* **Problem requirements**
Please copy out exactly, and only, the lines between the line with "What Chart.js code" and the line with "var peakStep = 14;", both included. Pictures are to be omitted.

* **Data provided**
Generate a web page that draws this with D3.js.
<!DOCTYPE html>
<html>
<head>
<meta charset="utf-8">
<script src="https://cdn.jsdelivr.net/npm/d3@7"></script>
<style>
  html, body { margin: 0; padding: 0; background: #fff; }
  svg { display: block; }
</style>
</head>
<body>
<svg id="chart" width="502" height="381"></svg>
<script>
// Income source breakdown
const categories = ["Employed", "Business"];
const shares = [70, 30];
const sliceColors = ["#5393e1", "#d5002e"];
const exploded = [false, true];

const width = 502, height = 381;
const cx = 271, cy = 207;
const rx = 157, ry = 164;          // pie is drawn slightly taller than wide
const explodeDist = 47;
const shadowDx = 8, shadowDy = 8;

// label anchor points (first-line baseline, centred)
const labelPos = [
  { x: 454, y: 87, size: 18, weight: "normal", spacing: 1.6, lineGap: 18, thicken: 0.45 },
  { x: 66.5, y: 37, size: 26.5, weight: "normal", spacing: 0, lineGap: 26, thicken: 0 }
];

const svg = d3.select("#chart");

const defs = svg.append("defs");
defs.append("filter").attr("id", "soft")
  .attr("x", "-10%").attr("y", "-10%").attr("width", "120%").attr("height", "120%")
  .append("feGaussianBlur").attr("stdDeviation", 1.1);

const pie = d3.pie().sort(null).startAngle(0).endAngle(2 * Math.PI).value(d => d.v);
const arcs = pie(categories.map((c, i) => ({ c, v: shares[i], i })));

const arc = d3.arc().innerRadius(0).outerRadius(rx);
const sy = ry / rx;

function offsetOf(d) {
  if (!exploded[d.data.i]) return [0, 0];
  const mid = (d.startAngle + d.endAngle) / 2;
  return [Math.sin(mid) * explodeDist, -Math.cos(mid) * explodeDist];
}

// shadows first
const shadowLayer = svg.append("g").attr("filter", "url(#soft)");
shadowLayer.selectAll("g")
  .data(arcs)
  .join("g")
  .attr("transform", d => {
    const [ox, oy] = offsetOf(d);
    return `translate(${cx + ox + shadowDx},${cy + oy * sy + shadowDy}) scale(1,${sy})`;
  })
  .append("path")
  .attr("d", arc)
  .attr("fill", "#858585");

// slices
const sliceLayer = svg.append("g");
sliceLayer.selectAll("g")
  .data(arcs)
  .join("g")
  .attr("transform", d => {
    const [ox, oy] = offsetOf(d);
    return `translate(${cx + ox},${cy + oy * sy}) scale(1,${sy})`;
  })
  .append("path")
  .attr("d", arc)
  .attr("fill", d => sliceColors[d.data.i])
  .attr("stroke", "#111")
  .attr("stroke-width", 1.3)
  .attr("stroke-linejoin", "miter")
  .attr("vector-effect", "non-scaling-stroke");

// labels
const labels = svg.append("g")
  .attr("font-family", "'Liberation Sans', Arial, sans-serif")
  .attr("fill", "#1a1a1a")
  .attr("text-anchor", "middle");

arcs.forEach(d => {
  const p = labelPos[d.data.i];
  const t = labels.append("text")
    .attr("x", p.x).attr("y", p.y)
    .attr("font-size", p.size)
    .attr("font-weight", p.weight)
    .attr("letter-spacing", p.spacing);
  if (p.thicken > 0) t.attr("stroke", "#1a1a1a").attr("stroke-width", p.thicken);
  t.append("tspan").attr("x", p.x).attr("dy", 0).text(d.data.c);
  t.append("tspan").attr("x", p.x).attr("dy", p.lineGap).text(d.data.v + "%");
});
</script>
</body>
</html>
---
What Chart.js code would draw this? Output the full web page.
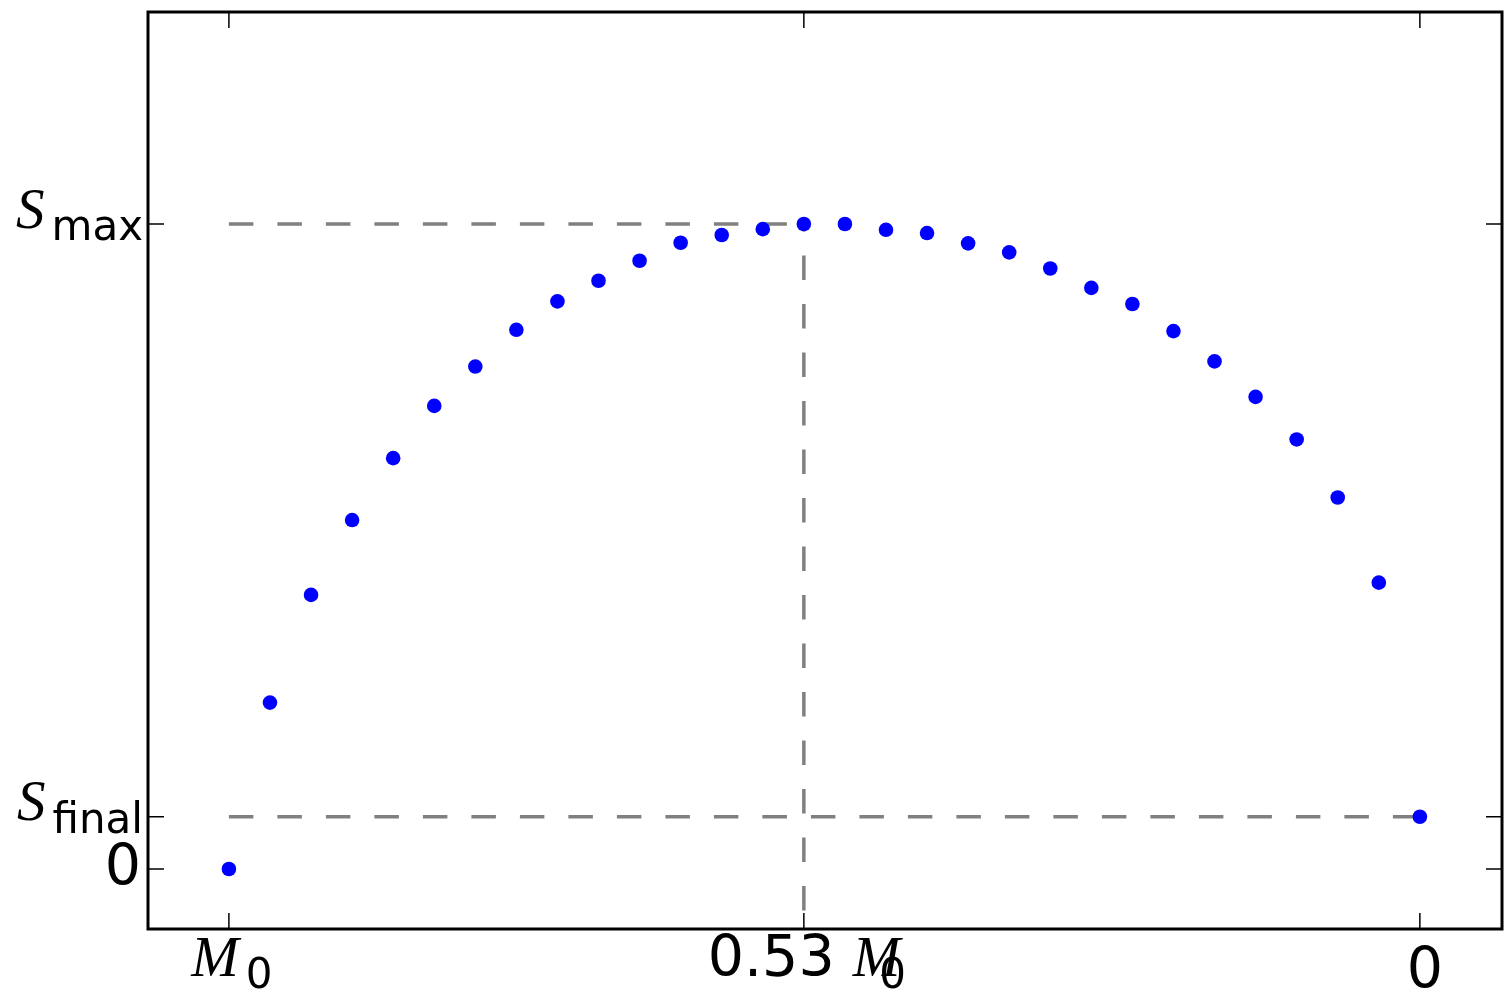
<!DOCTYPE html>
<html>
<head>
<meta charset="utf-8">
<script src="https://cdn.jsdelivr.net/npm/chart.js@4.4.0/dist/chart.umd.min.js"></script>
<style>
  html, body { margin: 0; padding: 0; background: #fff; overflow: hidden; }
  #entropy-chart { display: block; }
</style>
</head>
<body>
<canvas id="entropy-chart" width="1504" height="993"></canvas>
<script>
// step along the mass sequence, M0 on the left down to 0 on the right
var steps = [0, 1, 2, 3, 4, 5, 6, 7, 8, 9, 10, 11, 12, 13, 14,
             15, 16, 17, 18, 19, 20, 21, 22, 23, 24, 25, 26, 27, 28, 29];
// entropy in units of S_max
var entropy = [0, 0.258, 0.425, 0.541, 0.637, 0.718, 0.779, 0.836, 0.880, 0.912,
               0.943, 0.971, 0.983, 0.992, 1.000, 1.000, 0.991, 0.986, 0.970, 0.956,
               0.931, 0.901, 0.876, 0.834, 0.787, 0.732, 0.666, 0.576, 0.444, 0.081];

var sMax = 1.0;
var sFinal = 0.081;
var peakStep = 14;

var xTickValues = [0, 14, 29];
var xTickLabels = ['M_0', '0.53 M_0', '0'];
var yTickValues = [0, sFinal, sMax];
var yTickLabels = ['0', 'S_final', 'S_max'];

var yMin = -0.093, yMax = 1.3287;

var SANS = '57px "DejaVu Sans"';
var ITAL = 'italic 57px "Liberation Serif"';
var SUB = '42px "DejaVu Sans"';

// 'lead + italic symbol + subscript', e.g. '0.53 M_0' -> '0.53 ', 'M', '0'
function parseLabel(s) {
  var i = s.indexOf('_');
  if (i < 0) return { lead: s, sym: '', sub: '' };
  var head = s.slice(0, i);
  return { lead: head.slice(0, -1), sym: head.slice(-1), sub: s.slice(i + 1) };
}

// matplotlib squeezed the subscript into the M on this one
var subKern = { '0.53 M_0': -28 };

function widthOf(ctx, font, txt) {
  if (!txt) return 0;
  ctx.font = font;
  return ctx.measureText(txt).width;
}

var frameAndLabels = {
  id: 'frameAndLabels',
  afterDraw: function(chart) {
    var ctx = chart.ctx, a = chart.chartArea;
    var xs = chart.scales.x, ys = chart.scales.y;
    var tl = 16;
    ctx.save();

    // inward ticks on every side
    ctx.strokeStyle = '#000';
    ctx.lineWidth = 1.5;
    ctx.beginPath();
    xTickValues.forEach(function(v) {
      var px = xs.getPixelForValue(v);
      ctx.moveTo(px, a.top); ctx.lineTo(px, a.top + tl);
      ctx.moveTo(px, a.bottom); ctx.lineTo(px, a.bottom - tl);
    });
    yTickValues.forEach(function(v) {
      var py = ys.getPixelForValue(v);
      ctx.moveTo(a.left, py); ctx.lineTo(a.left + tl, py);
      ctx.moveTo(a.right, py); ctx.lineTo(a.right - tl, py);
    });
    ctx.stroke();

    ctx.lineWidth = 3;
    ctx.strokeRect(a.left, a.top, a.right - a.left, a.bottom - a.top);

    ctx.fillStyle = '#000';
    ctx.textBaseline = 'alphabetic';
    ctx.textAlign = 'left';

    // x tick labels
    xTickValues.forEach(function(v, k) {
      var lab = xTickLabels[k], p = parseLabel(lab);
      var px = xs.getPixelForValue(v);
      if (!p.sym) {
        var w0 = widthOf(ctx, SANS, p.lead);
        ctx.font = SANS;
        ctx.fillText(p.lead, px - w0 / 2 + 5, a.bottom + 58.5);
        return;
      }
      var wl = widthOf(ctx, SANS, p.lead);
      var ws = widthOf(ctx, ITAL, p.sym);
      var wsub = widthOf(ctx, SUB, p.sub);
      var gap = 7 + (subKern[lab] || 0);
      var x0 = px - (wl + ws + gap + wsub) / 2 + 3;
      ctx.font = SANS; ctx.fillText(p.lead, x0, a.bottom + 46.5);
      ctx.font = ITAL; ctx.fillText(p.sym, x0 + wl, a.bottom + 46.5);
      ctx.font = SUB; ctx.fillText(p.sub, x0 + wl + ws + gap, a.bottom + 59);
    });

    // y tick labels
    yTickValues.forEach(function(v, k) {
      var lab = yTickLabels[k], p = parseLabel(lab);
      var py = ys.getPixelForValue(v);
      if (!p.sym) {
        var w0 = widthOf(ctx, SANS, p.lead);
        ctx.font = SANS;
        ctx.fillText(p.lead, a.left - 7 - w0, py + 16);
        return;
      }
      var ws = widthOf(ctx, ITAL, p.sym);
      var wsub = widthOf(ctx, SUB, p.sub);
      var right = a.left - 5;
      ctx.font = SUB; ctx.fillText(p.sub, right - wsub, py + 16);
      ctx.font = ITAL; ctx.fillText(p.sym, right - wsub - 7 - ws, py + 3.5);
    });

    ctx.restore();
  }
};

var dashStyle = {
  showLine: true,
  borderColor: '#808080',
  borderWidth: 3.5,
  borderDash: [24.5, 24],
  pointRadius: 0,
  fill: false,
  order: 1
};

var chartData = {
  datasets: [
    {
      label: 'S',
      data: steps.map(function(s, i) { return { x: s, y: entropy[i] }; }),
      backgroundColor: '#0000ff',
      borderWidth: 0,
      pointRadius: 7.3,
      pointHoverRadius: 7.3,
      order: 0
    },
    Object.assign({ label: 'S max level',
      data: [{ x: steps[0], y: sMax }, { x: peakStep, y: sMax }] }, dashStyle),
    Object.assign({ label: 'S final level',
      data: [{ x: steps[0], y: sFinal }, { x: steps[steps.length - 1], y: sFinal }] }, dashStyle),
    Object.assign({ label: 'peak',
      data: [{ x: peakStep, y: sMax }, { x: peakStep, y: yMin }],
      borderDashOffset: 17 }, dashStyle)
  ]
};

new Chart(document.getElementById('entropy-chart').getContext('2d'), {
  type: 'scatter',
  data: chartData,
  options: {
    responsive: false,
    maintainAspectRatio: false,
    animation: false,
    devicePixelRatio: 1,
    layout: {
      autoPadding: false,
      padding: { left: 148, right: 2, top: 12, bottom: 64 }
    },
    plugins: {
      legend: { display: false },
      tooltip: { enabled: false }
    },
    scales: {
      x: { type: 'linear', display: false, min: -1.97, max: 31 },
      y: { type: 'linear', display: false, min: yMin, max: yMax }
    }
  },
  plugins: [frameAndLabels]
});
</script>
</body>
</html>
* * *
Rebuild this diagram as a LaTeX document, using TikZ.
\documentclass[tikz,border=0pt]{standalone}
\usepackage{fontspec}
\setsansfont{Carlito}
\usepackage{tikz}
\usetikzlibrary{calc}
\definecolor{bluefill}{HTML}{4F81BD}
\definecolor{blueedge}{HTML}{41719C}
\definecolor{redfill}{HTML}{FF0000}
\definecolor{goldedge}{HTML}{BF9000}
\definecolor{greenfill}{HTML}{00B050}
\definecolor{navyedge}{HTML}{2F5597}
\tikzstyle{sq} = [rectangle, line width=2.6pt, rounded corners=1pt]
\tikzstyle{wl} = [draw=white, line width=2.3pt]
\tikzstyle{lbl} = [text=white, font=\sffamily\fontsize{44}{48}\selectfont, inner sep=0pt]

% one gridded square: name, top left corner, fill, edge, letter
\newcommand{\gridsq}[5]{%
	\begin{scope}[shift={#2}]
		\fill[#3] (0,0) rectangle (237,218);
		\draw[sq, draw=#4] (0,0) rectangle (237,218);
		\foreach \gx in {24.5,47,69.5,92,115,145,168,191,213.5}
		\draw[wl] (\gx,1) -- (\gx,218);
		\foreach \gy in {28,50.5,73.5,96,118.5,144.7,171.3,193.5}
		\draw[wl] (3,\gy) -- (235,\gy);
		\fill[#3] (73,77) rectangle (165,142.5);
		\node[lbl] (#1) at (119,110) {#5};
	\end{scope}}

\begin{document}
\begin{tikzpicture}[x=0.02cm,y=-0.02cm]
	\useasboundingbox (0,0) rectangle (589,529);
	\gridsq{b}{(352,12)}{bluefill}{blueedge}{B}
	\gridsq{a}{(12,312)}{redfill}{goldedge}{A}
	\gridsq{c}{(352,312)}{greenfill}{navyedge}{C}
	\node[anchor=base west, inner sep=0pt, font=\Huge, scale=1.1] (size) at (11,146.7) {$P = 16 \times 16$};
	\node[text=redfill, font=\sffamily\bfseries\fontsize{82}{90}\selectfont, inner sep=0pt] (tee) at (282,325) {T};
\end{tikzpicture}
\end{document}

* **Solution below**
What Chart.js code would draw this? Output the full web page.
<!DOCTYPE html>
<html>
<head>
<meta charset="utf-8">
<script src="https://cdn.jsdelivr.net/npm/chart.js@4.4.0/dist/chart.umd.min.js"></script>
<style>
  html, body { margin: 0; padding: 0; background: #fff; overflow: hidden; }
  #entropy-chart { display: block; }
</style>
</head>
<body>
<canvas id="entropy-chart" width="1504" height="993"></canvas>
<script>
// step along the mass sequence, M0 on the left down to 0 on the right
var steps = [0, 1, 2, 3, 4, 5, 6, 7, 8, 9, 10, 11, 12, 13, 14,
             15, 16, 17, 18, 19, 20, 21, 22, 23, 24, 25, 26, 27, 28, 29];
// entropy in units of S_max
var entropy = [0, 0.258, 0.425, 0.541, 0.637, 0.718, 0.779, 0.836, 0.880, 0.912,
               0.943, 0.971, 0.983, 0.992, 1.000, 1.000, 0.991, 0.986, 0.970, 0.956,
               0.931, 0.901, 0.876, 0.834, 0.787, 0.732, 0.666, 0.576, 0.444, 0.081];

var sMax = 1.0;
var sFinal = 0.081;
var peakStep = 14;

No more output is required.